WebOb is quite a standard library and make our life simple to read requests and write responses. The code in our controllers stays KISS with WebOb when you have to read incoming data: they’re all available in simple mappings. The response is also built by WebOb and you can forget about all the wsgi protocol details. We mainly return JSON dumps that WebOb wraps into responses.

Last, Paste is very handy to run the server locally, to initialize data, and handle multiple configurations. I should also say that my colleague Ian Bicking is behind the Paste and WebOb libs, and involved in the Sync project.  So those were quite natural choices.

The authentication process is a custom function that reads a basic authentication header and checks it using an authentication plugin (more on plugins later in this post.)

For the storage, I’ve picked SQLAlchemy and python-ldap.  I don’t really use the ORM part of SQLAlchemy and write pretty raw SQL queries to avoid any extra overhead. The benefit of the ORM was null here anyways, since all storage I/O are contained in a storage class that outputs simple mappings. I have created the mappers though, as they are useful to initialize a DB on a first run.

But when the server runs, SQLAlchemy is mainly used for:

  • its connection pooling abilities.
  • the nice parameters binding
  • the ability to switch to any DB system via configuration (as long as the SQL is compatible of course)

As for python-ldap (I didn’t implement the LDAP part yet), it’s the standard connector I have always used with various flavors of LDAP servers (OpenLDAP, ActiveDirectories, etc.). I don’t think there is any competitor for this anyways.

Caching

The caching is currently done using Memcached. For instance, when clients are often asking for specific collection items, they end up in memcached to lower the number of queries made to MySQL. For the Python implementation though, I’ve decided to use Redis instead.

In terms of speed, Redis and Memcached are quite similar. Redis though has interesting extras:

  • The data is saved to the disk, so you don’t lose your cache. The speed stays almost the same as memcached since the disk syncs are done asynchronously from time to time. Since a Sync user is tightly coupled to a storage server, that’s an interesting feature to have. And, hey, you can move data from a Redis DB to another, so migrating the cache to another server is even possible.
  • Redis provides built-in APIs to work with sets and lists, which authorizes more complex caching without extra code. This will allow us to do more caching in the future.

Storage

The storage itself will stay on MySQL but we will probably explore alternative storages systems in the future. One requirement of Sync is to be able to write data as fast as possible so all clients can have access to them as soon as possible.  Right now, Sync provides immediate consistency, since all writes are done synchronously on a single server.

Plugins

The PHP application was built with extensibility in mind: the way Mozilla stores the data and authenticates users (a mix of LDAP and MySQL) might not work if the code is used by someone else. That’s why the code was built using abstractions for the storage and the authentication part, and the Python version took back this good idea.

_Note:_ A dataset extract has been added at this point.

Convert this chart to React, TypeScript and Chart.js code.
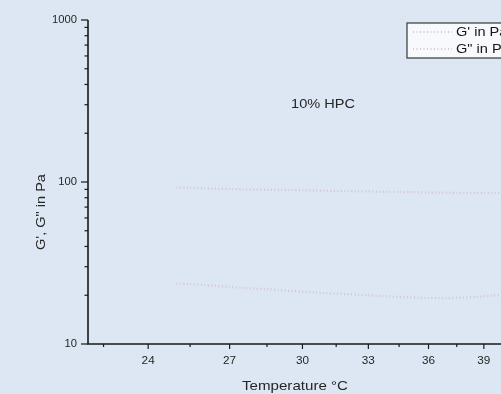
import React, { useEffect, useRef } from "react";
import { Chart, registerables } from "chart.js";

Chart.register(...registerables);

// ---- Data ----
const temperatures = [
  25, 25.5, 26, 26.5, 27, 27.5, 28, 28.5, 29, 29.5, 30, 30.5, 31, 31.5, 32, 32.5,
  33, 33.5, 34, 34.5, 35, 35.5, 36, 36.5, 37, 37.5, 38, 38.5, 39, 39.5, 40, 40.5,
  41, 41.5, 42,
];
const storageModulus = [
  92.5, 92, 91.5, 91, 90.5, 90, 90, 89.5, 89.5, 89, 89, 88.5, 88.5, 88, 88, 87.5,
  87.5, 87, 87, 87, 86.5, 86.5, 86, 86, 86, 85.5, 85.5, 85.5, 85.5, 85.5, 85.5, 85.5,
  85.5, 86, 86,
];
const lossModulus = [
  23.6, 23.4, 23.1, 22.8, 22.5, 22.2, 22.0, 21.8, 21.5, 21.2, 21.0, 20.8, 20.6, 20.5, 20.3, 20.1,
  20.0, 19.8, 19.7, 19.5, 19.4, 19.3, 19.2, 19.2, 19.2, 19.3, 19.4, 19.5, 19.7, 19.9, 20.0, 20.1,
  20.2, 20.3, 20.4,
];
const seriesLabels = ["G' in Pa", 'G" in Pa'];
const xTickValues = [24, 27, 30, 33, 36, 39, 42, 45];
const xMinorTickValues = [22.5, 25.5, 28.5, 31.5, 34.5, 37.5, 40.5, 43.5];
const yTickValues = [10, 100, 1000];
const xTitle = "Temperature °C";
const yTitle = "G', G\" in Pa";
const annotationText = "10% HPC";

const X_MIN = 22;
const X_MAX = 46;
const CANVAS_W = 620;
const CANVAS_H = 394;
const TEXT_STRETCH = 1.12;
const FONT = '"Liberation Sans", Arial, sans-serif';

function drawText(
  ctx: CanvasRenderingContext2D,
  text: string,
  x: number,
  y: number,
  align: CanvasTextAlign,
  size: number,
  color: string,
  rotate = 0
) {
  ctx.save();
  ctx.font = `${size}px ${FONT}`;
  ctx.fillStyle = color;
  ctx.textAlign = align;
  ctx.textBaseline = "middle";
  ctx.translate(x, y);
  if (rotate) ctx.rotate(rotate);
  ctx.scale(TEXT_STRETCH, 1);
  ctx.fillText(text, 0, 0);
  ctx.restore();
}

const axesPlugin = {
  id: "customAxes",
  afterDraw(chart: any) {
    const ctx: CanvasRenderingContext2D = chart.ctx;
    const { left, right, top, bottom } = chart.chartArea;
    const xs = chart.scales.x;
    const ys = chart.scales.y;
    const axisColor = "#1a1a1a";
    const textColor = "#262626";

    ctx.save();
    ctx.strokeStyle = axisColor;
    ctx.lineWidth = 1.6;
    ctx.beginPath();
    ctx.moveTo(left, top);
    ctx.lineTo(left, bottom);
    ctx.lineTo(right, bottom);
    ctx.stroke();

    ctx.lineWidth = 1.2;
    yTickValues.forEach((v, i) => {
      const py = ys.getPixelForValue(v);
      ctx.beginPath();
      ctx.moveTo(left - 7, py);
      ctx.lineTo(left, py);
      ctx.stroke();
      drawText(ctx, String(v), left - 11, py, "right", 10, textColor);
      if (i < yTickValues.length - 1) {
        for (let m = 2; m <= 9; m++) {
          const pm = ys.getPixelForValue(v * m);
          ctx.beginPath();
          ctx.moveTo(left - 3.5, pm);
          ctx.lineTo(left, pm);
          ctx.stroke();
        }
      }
    });

    xTickValues.forEach((v) => {
      const px = xs.getPixelForValue(v);
      ctx.beginPath();
      ctx.moveTo(px, bottom);
      ctx.lineTo(px, bottom + 5);
      ctx.stroke();
      drawText(ctx, String(v), px, bottom + 17, "center", 10.5, textColor);
    });
    xMinorTickValues.forEach((v) => {
      const px = xs.getPixelForValue(v);
      ctx.beginPath();
      ctx.moveTo(px, bottom);
      ctx.lineTo(px, bottom + 3);
      ctx.stroke();
    });
    ctx.restore();

    drawText(ctx, xTitle, 295, bottom + 42, "center", 13.5, textColor);
    drawText(ctx, yTitle, 41, 212, "center", 13, textColor, -Math.PI / 2);
    drawText(ctx, annotationText, 323, 104, "center", 13, textColor);

    // legend
    const lx = left + 319;
    const ly = top + 3;
    const lw = 120;
    const lh = 35;
    ctx.save();
    ctx.fillStyle = "#f7f9fc";
    ctx.fillRect(lx, ly, lw, lh);
    ctx.strokeStyle = "#444";
    ctx.lineWidth = 1.3;
    ctx.strokeRect(lx, ly, lw, lh);
    chart.data.datasets.forEach((ds: any, i: number) => {
      const ry = ly + 9 + i * 17;
      ctx.save();
      ctx.strokeStyle = ds.borderColor;
      ctx.lineWidth = ds.borderWidth;
      ctx.setLineDash(ds.borderDash);
      ctx.beginPath();
      ctx.moveTo(lx + 6, ry);
      ctx.lineTo(lx + 45, ry);
      ctx.stroke();
      ctx.restore();
      drawText(ctx, ds.label, lx + 49, ry, "left", 13, "#161616");
    });
    ctx.restore();
  },
};

export default function App() {
  const canvasRef = useRef<HTMLCanvasElement | null>(null);

  useEffect(() => {
    if (!canvasRef.current) return;
    const lineStyle = {
      borderColor: "rgba(212, 192, 204, 0.9)",
      borderWidth: 2.2,
      borderDash: [1, 2.5],
      pointRadius: 0,
      fill: false,
      tension: 0.3,
    };
    const chart = new Chart(canvasRef.current, {
      type: "line",
      data: {
        datasets: [
          {
            label: seriesLabels[0],
            data: temperatures.map((t, i) => ({ x: t, y: storageModulus[i] })),
            ...lineStyle,
          },
          {
            label: seriesLabels[1],
            data: temperatures.map((t, i) => ({ x: t, y: lossModulus[i] })),
            ...lineStyle,
          },
        ],
      },
      options: {
        responsive: false,
        animation: false,
        events: [],
        layout: {
          padding: { left: 88, top: 20, bottom: CANVAS_H - 344, right: CANVAS_W - 598 },
        },
        plugins: {
          legend: { display: false },
          tooltip: { enabled: false },
          title: { display: false },
        },
        scales: {
          x: { type: "logarithmic", min: X_MIN, max: X_MAX, display: false },
          y: { type: "logarithmic", min: 10, max: 1000, display: false },
        },
      },
      plugins: [axesPlugin],
    });
    return () => chart.destroy();
  }, []);

  return (
    <div
      style={{
        position: "fixed",
        left: 0,
        top: 0,
        width: 501,
        height: 394,
        overflow: "hidden",
        background: "#dde7f3",
      }}
    >
      <canvas
        ref={canvasRef}
        width={CANVAS_W}
        height={CANVAS_H}
        style={{ display: "block", width: CANVAS_W, height: CANVAS_H }}
      />
    </div>
  );
}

Basically, you can write a new authentication or storage class, and configure Sync to use it. See the documentation I am building on this: http://sync.ziade.org/doc/storage.html (temporary location)

Web server

The web server that runs the Python application will stay Apache (with mod_wsgi) since it has proven to work very well with the current implementation. I might bench other servers in the future though, like Gunicorn + nGninx or uWSGI + nGninx. We now have a nice Grinder script that realistically mimics Sync users, so..

Doc and Code

I’ve started a documentation, the temporary location is at http://sync.ziade.org/doc and you can grab the code we are building at http://hg.mozilla.org/users/telliott_mozilla.com/sync-server. You can already use the server with your Firefox / Firefox Home, but this is still at development stage, so use at your own risks.

I would love to get some feedback on that work !